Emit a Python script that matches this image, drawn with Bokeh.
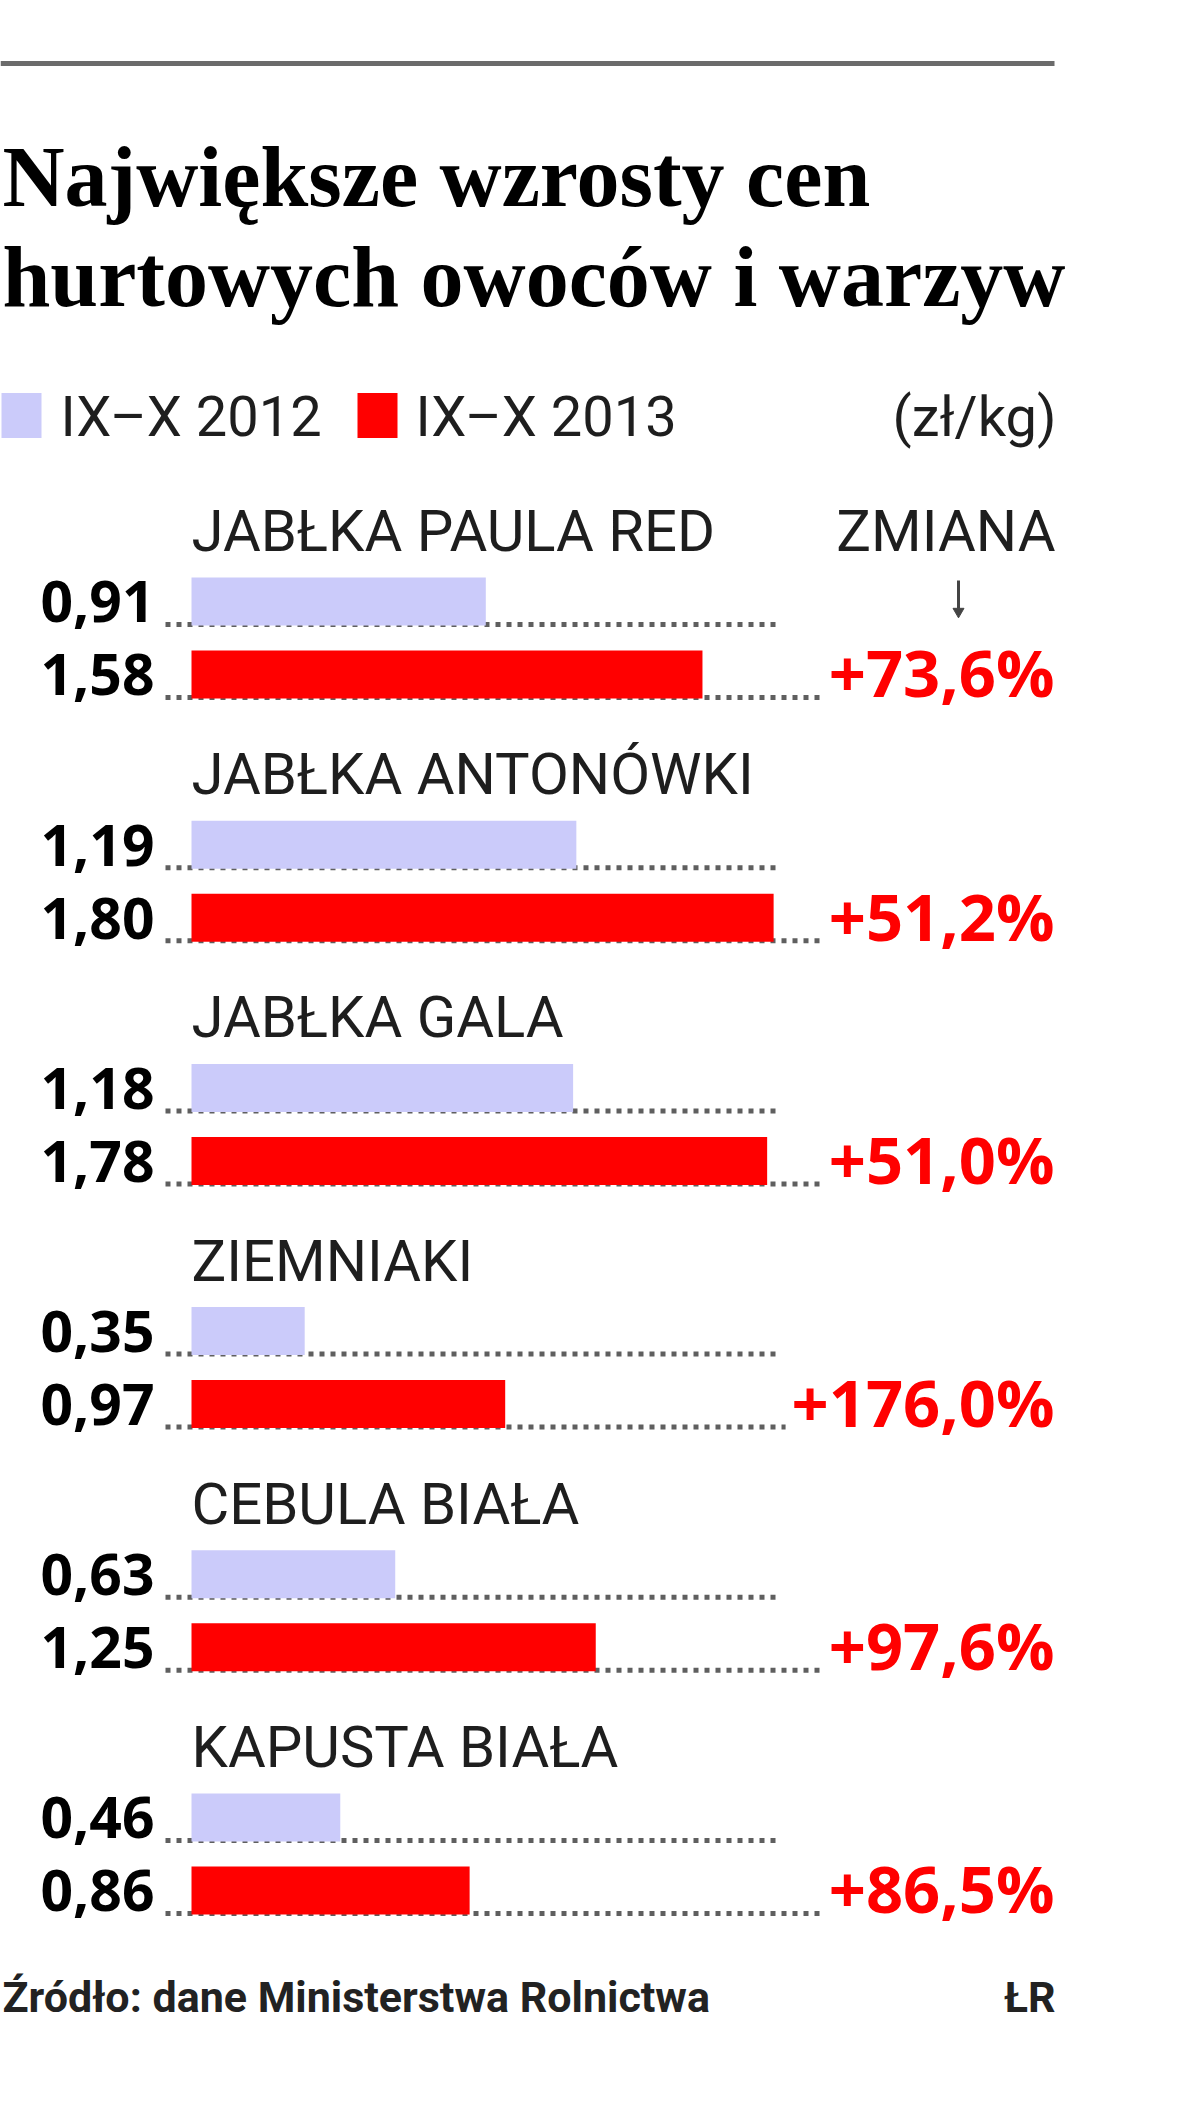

* * *

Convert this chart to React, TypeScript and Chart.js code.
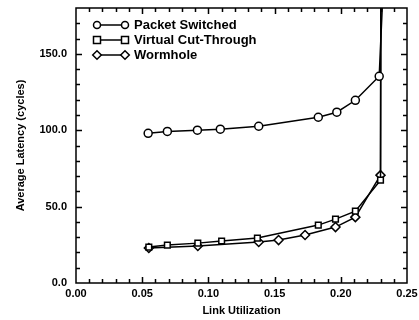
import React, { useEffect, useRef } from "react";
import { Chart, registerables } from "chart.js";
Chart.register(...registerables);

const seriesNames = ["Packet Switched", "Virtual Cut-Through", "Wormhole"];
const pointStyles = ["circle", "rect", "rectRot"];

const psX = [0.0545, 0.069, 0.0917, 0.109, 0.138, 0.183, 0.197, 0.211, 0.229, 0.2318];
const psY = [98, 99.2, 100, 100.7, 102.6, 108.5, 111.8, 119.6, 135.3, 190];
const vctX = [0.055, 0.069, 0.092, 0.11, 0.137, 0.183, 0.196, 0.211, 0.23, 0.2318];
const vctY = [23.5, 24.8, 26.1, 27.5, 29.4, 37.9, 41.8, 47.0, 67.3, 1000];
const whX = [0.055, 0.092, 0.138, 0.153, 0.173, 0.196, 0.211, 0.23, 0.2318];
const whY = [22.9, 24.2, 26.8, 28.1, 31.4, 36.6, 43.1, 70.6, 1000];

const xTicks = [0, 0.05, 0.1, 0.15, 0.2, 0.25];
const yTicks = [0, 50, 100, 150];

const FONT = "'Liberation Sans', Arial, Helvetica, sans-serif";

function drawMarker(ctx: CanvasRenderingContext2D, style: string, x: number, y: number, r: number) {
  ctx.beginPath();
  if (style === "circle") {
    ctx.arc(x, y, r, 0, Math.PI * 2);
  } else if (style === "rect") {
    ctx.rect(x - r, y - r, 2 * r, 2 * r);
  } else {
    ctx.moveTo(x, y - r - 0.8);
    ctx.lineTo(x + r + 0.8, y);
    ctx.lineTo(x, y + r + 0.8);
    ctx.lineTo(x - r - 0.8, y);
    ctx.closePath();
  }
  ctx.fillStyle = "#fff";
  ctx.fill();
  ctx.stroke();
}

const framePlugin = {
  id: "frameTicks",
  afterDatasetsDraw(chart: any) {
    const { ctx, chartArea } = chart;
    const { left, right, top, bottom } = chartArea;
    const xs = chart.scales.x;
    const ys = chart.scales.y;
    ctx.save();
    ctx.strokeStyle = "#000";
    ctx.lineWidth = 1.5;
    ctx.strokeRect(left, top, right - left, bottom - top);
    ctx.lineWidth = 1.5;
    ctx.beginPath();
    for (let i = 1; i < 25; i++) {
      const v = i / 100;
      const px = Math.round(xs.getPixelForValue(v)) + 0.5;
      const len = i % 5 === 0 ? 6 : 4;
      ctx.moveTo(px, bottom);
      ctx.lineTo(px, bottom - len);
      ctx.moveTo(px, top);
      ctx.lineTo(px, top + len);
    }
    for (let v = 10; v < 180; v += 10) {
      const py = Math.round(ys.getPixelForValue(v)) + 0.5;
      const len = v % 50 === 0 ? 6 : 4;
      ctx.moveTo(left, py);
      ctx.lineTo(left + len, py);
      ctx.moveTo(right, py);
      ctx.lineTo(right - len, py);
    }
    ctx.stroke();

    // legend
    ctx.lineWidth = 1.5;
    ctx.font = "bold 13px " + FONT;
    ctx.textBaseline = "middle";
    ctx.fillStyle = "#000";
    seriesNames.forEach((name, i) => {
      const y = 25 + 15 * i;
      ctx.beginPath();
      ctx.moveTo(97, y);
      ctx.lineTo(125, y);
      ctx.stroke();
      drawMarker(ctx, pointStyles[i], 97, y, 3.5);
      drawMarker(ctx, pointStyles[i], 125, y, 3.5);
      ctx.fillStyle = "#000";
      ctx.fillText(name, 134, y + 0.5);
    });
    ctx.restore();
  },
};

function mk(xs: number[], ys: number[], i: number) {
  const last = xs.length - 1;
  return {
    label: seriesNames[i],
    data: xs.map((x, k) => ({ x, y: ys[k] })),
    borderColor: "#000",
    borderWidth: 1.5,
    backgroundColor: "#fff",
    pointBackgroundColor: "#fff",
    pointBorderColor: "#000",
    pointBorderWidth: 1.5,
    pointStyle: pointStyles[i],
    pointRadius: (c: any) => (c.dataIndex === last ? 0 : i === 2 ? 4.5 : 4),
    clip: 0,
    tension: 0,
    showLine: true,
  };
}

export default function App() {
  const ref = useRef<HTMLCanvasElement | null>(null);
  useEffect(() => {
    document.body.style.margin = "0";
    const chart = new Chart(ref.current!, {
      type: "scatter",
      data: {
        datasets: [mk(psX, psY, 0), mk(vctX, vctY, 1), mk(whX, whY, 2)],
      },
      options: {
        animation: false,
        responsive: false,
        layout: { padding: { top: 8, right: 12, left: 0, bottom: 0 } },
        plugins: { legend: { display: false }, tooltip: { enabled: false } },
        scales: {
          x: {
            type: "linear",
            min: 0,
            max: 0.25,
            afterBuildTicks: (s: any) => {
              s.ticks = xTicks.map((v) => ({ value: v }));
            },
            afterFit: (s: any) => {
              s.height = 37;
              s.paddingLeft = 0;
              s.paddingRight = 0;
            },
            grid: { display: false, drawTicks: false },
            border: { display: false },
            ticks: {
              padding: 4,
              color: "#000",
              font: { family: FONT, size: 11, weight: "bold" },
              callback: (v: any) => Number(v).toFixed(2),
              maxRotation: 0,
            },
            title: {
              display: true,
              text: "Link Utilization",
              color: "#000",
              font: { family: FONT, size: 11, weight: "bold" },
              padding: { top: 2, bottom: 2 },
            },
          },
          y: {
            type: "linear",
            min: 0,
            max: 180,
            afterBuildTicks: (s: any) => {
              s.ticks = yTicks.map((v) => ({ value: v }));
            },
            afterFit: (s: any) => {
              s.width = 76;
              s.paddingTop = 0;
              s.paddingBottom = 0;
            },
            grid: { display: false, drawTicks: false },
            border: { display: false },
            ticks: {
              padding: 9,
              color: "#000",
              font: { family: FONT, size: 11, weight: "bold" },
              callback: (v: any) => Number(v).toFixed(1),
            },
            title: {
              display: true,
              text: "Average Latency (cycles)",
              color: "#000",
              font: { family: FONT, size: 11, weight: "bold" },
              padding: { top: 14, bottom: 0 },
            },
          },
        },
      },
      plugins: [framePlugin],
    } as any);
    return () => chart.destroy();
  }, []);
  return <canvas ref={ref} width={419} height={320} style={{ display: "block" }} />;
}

--

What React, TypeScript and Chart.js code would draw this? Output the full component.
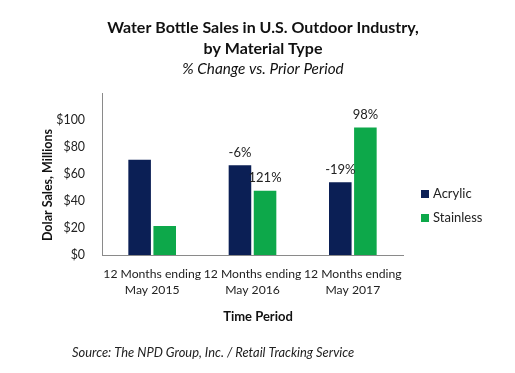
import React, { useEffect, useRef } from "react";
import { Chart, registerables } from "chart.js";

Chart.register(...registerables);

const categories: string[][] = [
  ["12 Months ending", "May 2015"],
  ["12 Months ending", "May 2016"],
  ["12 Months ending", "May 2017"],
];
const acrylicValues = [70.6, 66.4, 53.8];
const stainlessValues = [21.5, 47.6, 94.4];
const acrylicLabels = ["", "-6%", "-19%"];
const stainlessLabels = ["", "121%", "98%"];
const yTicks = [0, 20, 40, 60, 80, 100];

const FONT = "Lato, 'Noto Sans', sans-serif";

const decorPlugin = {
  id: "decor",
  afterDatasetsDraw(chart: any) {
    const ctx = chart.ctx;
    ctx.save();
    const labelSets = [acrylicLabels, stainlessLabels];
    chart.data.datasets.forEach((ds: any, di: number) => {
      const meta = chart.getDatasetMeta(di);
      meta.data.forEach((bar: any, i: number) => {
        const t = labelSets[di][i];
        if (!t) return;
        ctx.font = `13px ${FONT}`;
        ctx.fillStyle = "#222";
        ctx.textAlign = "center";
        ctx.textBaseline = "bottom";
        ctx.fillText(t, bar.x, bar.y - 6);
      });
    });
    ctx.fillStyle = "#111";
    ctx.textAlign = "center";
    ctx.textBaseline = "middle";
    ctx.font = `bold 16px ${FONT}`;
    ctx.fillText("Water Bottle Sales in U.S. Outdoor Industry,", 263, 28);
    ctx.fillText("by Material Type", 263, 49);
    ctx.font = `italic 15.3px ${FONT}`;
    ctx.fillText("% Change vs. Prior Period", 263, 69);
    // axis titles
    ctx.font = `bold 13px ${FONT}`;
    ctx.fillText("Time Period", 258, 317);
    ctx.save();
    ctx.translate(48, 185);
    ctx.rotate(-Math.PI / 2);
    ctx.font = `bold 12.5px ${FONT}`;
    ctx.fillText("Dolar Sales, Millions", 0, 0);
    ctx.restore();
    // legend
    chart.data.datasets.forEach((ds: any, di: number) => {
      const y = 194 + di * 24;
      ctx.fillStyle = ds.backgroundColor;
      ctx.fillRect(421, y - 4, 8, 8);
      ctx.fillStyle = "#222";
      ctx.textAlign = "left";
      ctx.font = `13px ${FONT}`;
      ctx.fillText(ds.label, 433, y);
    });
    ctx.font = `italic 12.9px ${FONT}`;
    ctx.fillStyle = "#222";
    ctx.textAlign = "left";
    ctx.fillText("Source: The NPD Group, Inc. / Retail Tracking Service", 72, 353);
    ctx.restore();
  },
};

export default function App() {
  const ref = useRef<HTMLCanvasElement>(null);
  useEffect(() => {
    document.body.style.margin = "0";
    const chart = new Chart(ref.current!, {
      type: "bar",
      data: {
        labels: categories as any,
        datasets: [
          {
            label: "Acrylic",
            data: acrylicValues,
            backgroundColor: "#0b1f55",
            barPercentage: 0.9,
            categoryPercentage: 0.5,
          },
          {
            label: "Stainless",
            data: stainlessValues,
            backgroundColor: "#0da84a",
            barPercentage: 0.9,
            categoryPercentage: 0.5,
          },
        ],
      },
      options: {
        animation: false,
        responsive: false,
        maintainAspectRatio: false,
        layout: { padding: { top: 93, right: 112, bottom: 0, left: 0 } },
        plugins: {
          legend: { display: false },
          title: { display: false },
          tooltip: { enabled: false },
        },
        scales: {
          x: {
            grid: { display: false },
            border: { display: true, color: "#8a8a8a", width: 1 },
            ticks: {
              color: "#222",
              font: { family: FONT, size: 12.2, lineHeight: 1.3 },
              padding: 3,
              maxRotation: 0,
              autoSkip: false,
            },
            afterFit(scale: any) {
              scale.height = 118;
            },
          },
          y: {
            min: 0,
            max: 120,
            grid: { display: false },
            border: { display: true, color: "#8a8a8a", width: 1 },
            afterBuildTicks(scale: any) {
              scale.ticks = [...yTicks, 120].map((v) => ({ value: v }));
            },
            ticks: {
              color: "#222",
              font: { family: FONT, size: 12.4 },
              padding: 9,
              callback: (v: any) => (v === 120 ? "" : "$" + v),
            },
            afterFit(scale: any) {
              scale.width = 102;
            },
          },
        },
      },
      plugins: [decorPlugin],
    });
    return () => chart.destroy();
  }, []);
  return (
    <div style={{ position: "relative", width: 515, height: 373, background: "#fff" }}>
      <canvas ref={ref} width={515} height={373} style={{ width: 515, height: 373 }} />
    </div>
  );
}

Job
Copy each line of the records containing the string "this".

Response
Emit a Python script that matches this image, drawn with Bokeh.
Convert this chart to React, TypeScript and Chart.js code.
What React, TypeScript and Chart.js code would draw this? Output the full component.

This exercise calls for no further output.